La moquette rosa antico. L’immobilità di quella casa all’ultimo piano.
Il suono del citofono che precedeva l’arrivo dei pazienti. I passi nel corridoio. Le voci incerte prima di entrare nello studio. “L’altra volta ha dimenticato l’ombrello, glielo lascio qui.”
A volte, un rapido e sussurrato: “È arrivato un paziente”, rivolto a me, intenta a colorare i miei libri e a ignorare la ragione di tanto dovuto silenzio.
La totale concentrazione mentre scriveva a macchina (era importante, doveva “assolutamente” finire il libro in tempo).
Il timore che si potesse allontanare troppo da me, dentro pensieri difficili, pesanti.
I vestiti piegati sulla sedia, emersi dalla notte, intatti e identici alla sera prima.
Le mattine indimenticabili, in montagna; svegli, dentro un sogno di neve appena caduta.
Indefinibile e vibrante presenza-amore.
In margine (una nota)
Elvio Fachinelli (Luserna, 29 dicembre 1928 – Milano, 21 dicembre 1989), psichiatra, promotore della pedagogia non autoritaria, scrittore, traduttore di Freud, allievo di Cesare Musatti, è una delle figure centrali della psicoanalisi italiana negli anni ’60-’80. Ha scritto Claustrofilia, Il bambino dalle uova d’oro, La freccia ferma, La mente estatica, in cui descrive “il tempo espanso e fluttuante nell’immobilità” che caratterizza il fenomeno estatico, liquidato da Freud come misticismo.

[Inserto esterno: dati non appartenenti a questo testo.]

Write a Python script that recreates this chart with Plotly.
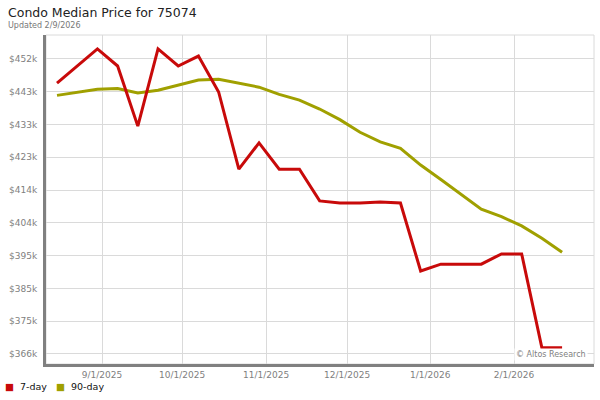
import plotly.graph_objects as go

# ---- data ----
week_dates = ["8/15/2025", "8/22/2025", "8/29/2025", "9/5/2025", "9/12/2025", "9/19/2025",
              "9/26/2025", "10/3/2025", "10/10/2025", "10/17/2025", "10/24/2025", "10/31/2025",
              "11/7/2025", "11/14/2025", "11/21/2025", "11/28/2025", "12/5/2025", "12/12/2025",
              "12/19/2025", "12/26/2025", "1/2/2026", "1/9/2026", "1/16/2026", "1/23/2026",
              "1/30/2026", "2/6/2026"]

price_7day = [445300, 450300, 455300, 450300, 432700, 455300, 450300, 453200, 442700, 420100,
              427800, 420100, 420100, 410800, 410200, 410200, 410500, 410200, 390300, 392300,
              392300, 392300, 395300, 395300, 367800, 367800]

price_90day = [441700, 442500, 443500, 443700, 442400, 443200, 444700, 446200, 446400, 445200,
               444100, 442000, 440300, 437700, 434600, 430900, 428100, 426200, 421300, 417100,
               412700, 408400, 406200, 403500, 399900, 395800]

x_tick_pos = [2.23, 6.19, 10.35, 14.36, 18.47, 22.62]
x_tick_labels = ["9/1/2025", "10/1/2025", "11/1/2025", "12/1/2025", "1/1/2026", "2/1/2026"]

y_tick_vals = [366000, 375600, 385200, 394800, 404400, 414000, 423600, 433200, 442800, 452400]
y_tick_labels = ["$366k", "$375k", "$385k", "$395k", "$404k", "$414k", "$423k", "$433k", "$443k", "$452k"]

series_names = ["7-day", "90-day"]

RED = "#c80a0a"
OLIVE = "#a0a000"
FONT = "DejaVu Sans"

W, H = 600, 400
ML, MR, MT, MB = 46, 6, 35, 36
PW, PH = W - ML - MR, H - MT - MB


def px_x(p):
    return (p - ML) / PW


def px_y(p):
    return (H - MB - p) / PH


x = list(range(len(week_dates)))

fig = go.Figure()
fig.add_trace(go.Scatter(x=x, y=price_90day, mode="lines", name=series_names[1],
                         line=dict(color=OLIVE, width=3), customdata=week_dates,
                         hovertemplate="%{customdata}: $%{y:,.0f}<extra>90-day</extra>"))
fig.add_trace(go.Scatter(x=x, y=price_7day, mode="lines", name=series_names[0],
                         line=dict(color=RED, width=3), customdata=week_dates,
                         hovertemplate="%{customdata}: $%{y:,.0f}<extra>7-day</extra>"))

fig.update_layout(
    width=W, height=H,
    margin=dict(l=ML, r=MR, t=MT, b=MB, autoexpand=False),
    paper_bgcolor="white", plot_bgcolor="white",
    font=dict(family=FONT, size=9, color="#808080"),
    showlegend=False,
    hovermode="closest",
)
fig.update_xaxes(range=[-0.545, 26.58], tickvals=x_tick_pos, ticktext=x_tick_labels,
                 showgrid=True, gridcolor="#dadada", gridwidth=1, zeroline=False,
                 showline=True, linecolor="#808080", linewidth=3, ticks="",
                 automargin=False, ticklabelstandoff=0,
                 tickfont=dict(family=FONT, size=9, color="#808080"))
fig.update_yaxes(range=[363070, 459370], tickvals=y_tick_vals, ticktext=y_tick_labels,
                 showgrid=True, gridcolor="#dadada", gridwidth=1, zeroline=False,
                 showline=True, linecolor="#808080", linewidth=3, ticks="",
                 automargin=False, ticklabelstandoff=4,
                 tickfont=dict(family=FONT, size=9, color="#808080"))

# plot border (top/right)
fig.add_shape(type="rect", xref="paper", yref="paper", x0=0, x1=1, y0=0, y1=1,
              line=dict(color="#dadada", width=1), layer="below")

# title + subtitle
fig.add_annotation(text="Condo Median Price for 75074", xref="paper", yref="paper",
                   x=px_x(6), y=px_y(12), xanchor="left", yanchor="middle", showarrow=False,
                   font=dict(family=FONT, size=12.5, color="#222222"))
fig.add_annotation(text="Updated 2/9/2026", xref="paper", yref="paper",
                   x=px_x(6), y=px_y(25), xanchor="left", yanchor="middle", showarrow=False,
                   font=dict(family=FONT, size=8, color="#777777"))

# legend (square swatches + labels)
legend_colors = [RED, OLIVE]
legend_x = [3, 54]
for name, col, lx in zip(series_names, legend_colors, legend_x):
    fig.add_annotation(text=f"<span style='color:{col}'>■</span>  {name}", xref="paper", yref="paper",
                       x=px_x(lx), y=px_y(386), xanchor="left", yanchor="middle", showarrow=False,
                       font=dict(family=FONT, size=9.5, color="#111111"))

fig.add_annotation(text="© Altos Research", xref="paper", yref="paper", x=px_x(588), y=px_y(354),
                   xanchor="right", yanchor="middle", showarrow=False, bgcolor="white",
                   borderpad=1, font=dict(family=FONT, size=8, color="#808080"))

fig.write_html("out.html", config={"displayModeBar": False},
               post_script="document.body.style.margin='0';")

Adelphi, che pubblica le sue opere, ha da poco mandato in libreria Su Freud, un libretto smilzo e denso, in cui Fachinelli raccoglie e riassume le sue idee sul padre della psicoanalisi, restituendoci il ritratto di un grande affabulatore prima ancora che di uno scienziato. Curatrice delle opere di Fachinelli è sua figlia Giuditta (i due sono assieme nella foto), che aveva solo sei anni quando suo padre, appena sessantunenne, mancò. Per Ellerì, come in una piccola seduta psicoanalitica, ha scritto questi ricordi di bambina.